Elizabeth Holmes may be getting out of prison around two years earlier than expected. According to her profile on the Federal Bureau of Prisons website, Holmes' release date is now scheduled for December 29th, 2032. That means the time she'll serve is almost two years shorter than her original sentence, which was supposed to last for 11 years and three months. The agency has confirmed her shortened (nine years and seven months) sentence to The Guardian but didn't comment further, citing the privacy and safety of inmates.
Holmes was indicted on charges of fraud back in 2018, a few years after a series of reports from the Wall Street Journal exposed that Theranos' proprietary "fingerprick" blood-testing technology was faulty.
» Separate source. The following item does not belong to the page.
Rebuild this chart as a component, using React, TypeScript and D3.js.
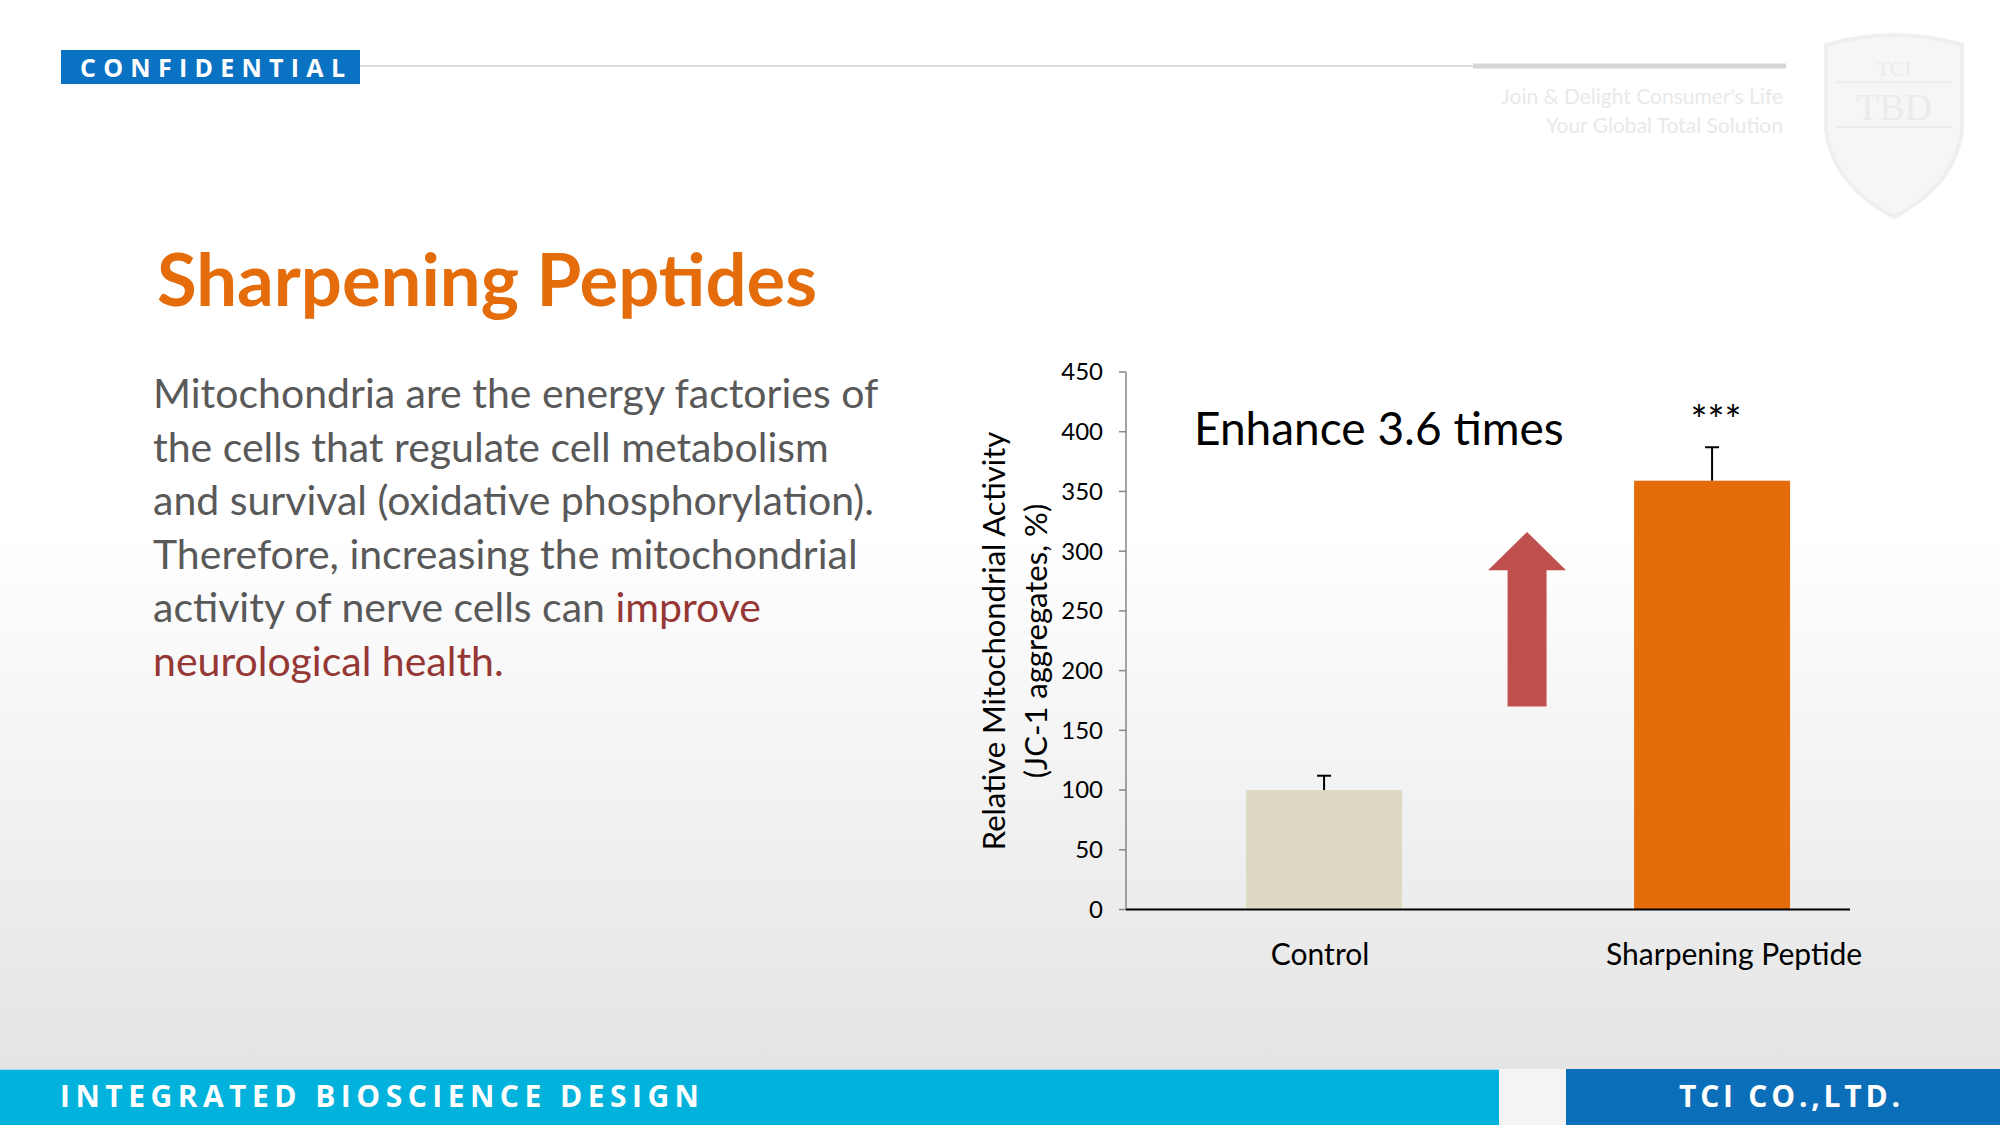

The publication had also reported that the company was aware of its issues but sent inaccurate test results to patients anyway. In 2022, Holmes was found guilty of defrauding investors and was sentenced to 135 months in prison, as well as three years of supervised release.
The former Theranos chief, who had been out on bail from the time she was indicted, tried to convince the court to allow her to stay out of prison while she was appealing her case. She failed in her bid to stay out of prison, though, and reported to a minimum-security, all-female facility in Texas on May 30th. It's unclear why her sentence was quietly reduced, but factors like good conduct, the completion of assignments and rehabilitation programs, as well as the credits inmates receive for various activities could result in a shorter sentence. Based on the prison bureau's website, Ramesh "Sunny" Balwani, who was Theranos' former president, will also be released two years earlier than expected in April 2034.
As for Holmes, she was ordered to pay $452 million in restitution to the fraud victims in addition to serving time in prison and going through supervised release. As Gizmodo notes, Holmes had an estimated net worth of $4.5 billion before Theranos' downfall. Forbes had lowered her estimated net worth to nothing a year later, and her lawyers argued that she could not afford to add $250 per month to her restitution schedule after she gets out.